Richard Desjardins : Coeur de lion
Richard Desjardins revêt les habits de Gauthier sans Avoir, qui déverse le désarroi de toute une vie ruinée sur le lit de mort d’Aliénor d’Aquitaine. Entretien avec Richard, le conteur courtois.
L’auteur-compositeur-interprète Richard Desjardins résidait temporairement à Toulouse en 2000 lorsqu’il visita l’abbaye de Fontevraud et le tombeau d’Aliénor d’Aquitaine. Celui qui, "par simple fantaisie", travaillait alors l’alexandrin à temps perdu y trouve la muse pour créer une chanson de geste qu’il interprétera sur scène à l’issue de son périple.
Fasciné par cette femme toute-puissante du Moyen Âge qui a divorcé du roi de France pour épouser le futur roi d’Angleterre 60 jours plus tard, qui a mis une dizaine d’enfants au monde et les a presque tous enterrés, il commence à lire tout ce qu’il peut trouver sur la dame, dont les frasques conjugales seraient à l’origine de la guerre de Cent Ans. Il imagine alors l’histoire de Gauthier sans Avoir, un paysan qui a tout perdu sous le régime d’Aliénor et qui a soif de vengeance. "J’ai écrit ça pour m’amuser et ça a pris les allures d’une pièce, d’un monologue." Après l’avoir joué à Toulouse, il se produit à quelques reprises au Québec et voit ses 80 couplets publiés sous forme de livre aux éditions Lux.
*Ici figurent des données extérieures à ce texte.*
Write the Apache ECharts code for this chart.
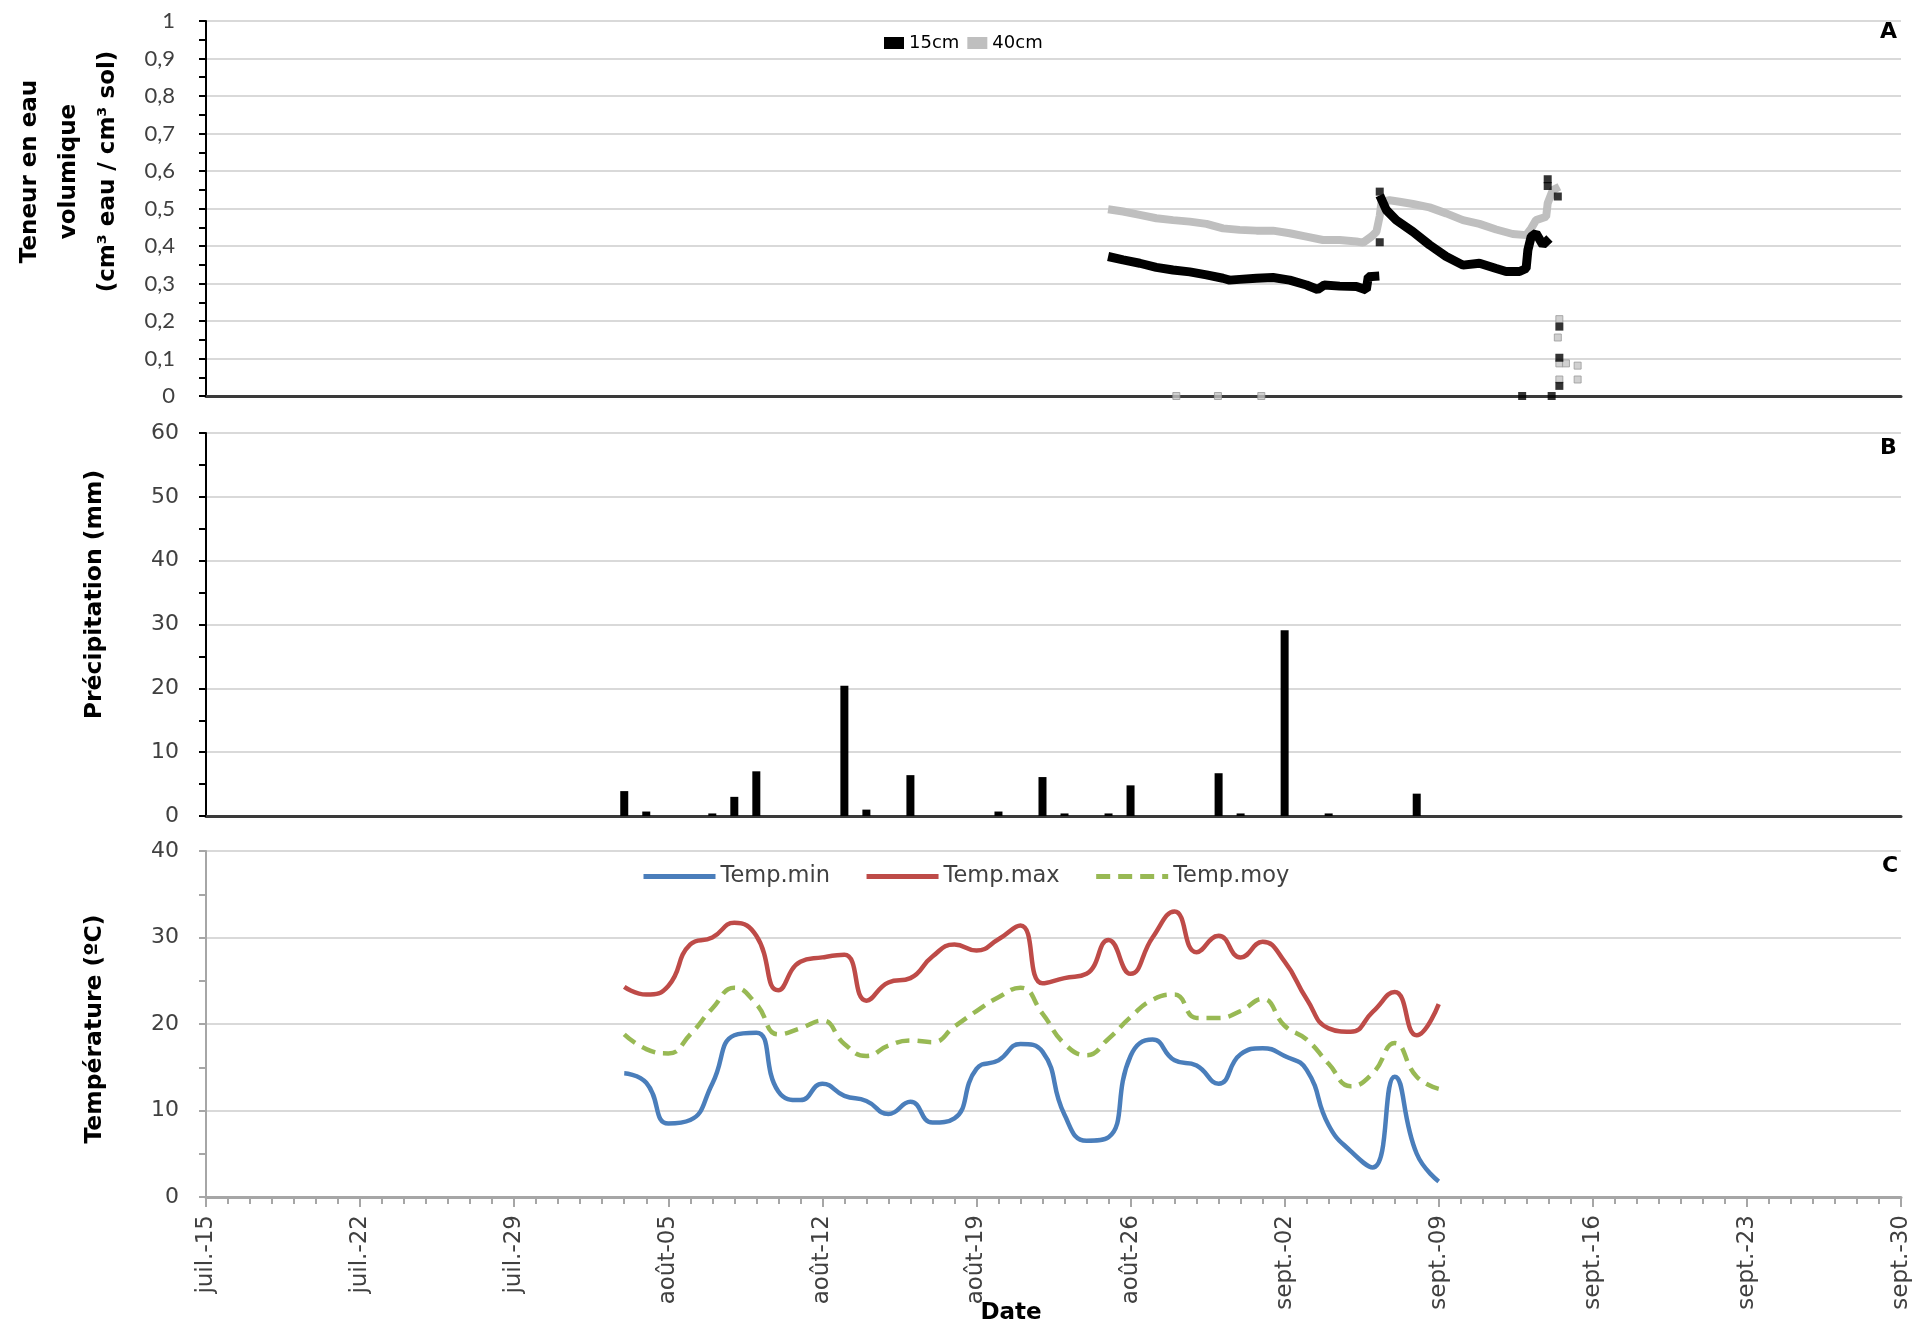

"J’ai toujours été fasciné par cette époque où la société était ostracisée, terrifiée par l’enfer. Aucune rémission n’était possible si on péchait. Ils n’avaient pas encore inventé les saints pour intercéder auprès du bon Dieu! C’était horrible psychologiquement. Les corps des individus appartenaient au roi et leur âme relevait du bon désir de l’Église. Cette époque s’inscrit comme un creux où la société humaine a été le plus misérable, vulnérable. Parmi ces gens, il y avait ce personnage rock’n’roll…" énonce-t-il en faisant référence à sa muse.
Visiblement emballé, le poète et musicien poursuit: "On dit aussi d’Aliénor qu’elle serait à la source des troubadours. Son grand-père, son père et elle favorisaient l’expression de la poésie, de la chanson courtoise. C’est comme si c’était à cette époque que le sentiment amoureux avait été noté pour la première fois dans l’histoire."
Injustement accusé par son seigneur d’avoir empoisonné l’eau du puits, Gauthier sans Avoir sera traduit en justice. "On le force à l’ordalie, qui consistait à tenir une barre de fer rougie à chaud. Les accusés qui criaient étaient trouvés coupables. Je suis passé par là, moi!" insiste l’auteur, qui s’est beaucoup investi dans le personnage. Faute d’avoir pu croiser son sillage auparavant, le pauvre homme arrivera finalement à confronter Aliénor sur son lit de mort, à l’abbaye de Fontevraud, le 31 mars 1204… "C’est là que je lui parle dans le casque", illustre Richard Desjardins, qui se rendra à cette même abbaye mythique en avril prochain pour y interpréter son monologue.
En première partie d’Aliénor d’Aquitaine, Richard Desjardins a choisi la slameuse émérite de l’Outaouais Marjolaine Beauchamp pour mettre la table. "L’an dernier, j’ai lu Aliénor d’Aquitaine pour le compte du Dépanneur Sylvestre – une organisation à laquelle je suis très attaché et contribue chaque année. Marjolaine Beauchamp avait fait un slam pour me présenter et j’ai été sidéré. Ça m’a bouleversé. J’ai commencé à m’intéresser à ses travaux… et je la trouve absolument fabuleuse. Je suis très honoré qu’elle fasse ma première partie." Marjolaine assurera aussi le premier acte du concert annuel pour le Dépanneur Sylvestre, qui aura lieu le 16 mars à la salle Jean-Despréz. Richard Desjardins y interprétera ses nouvelles chansons.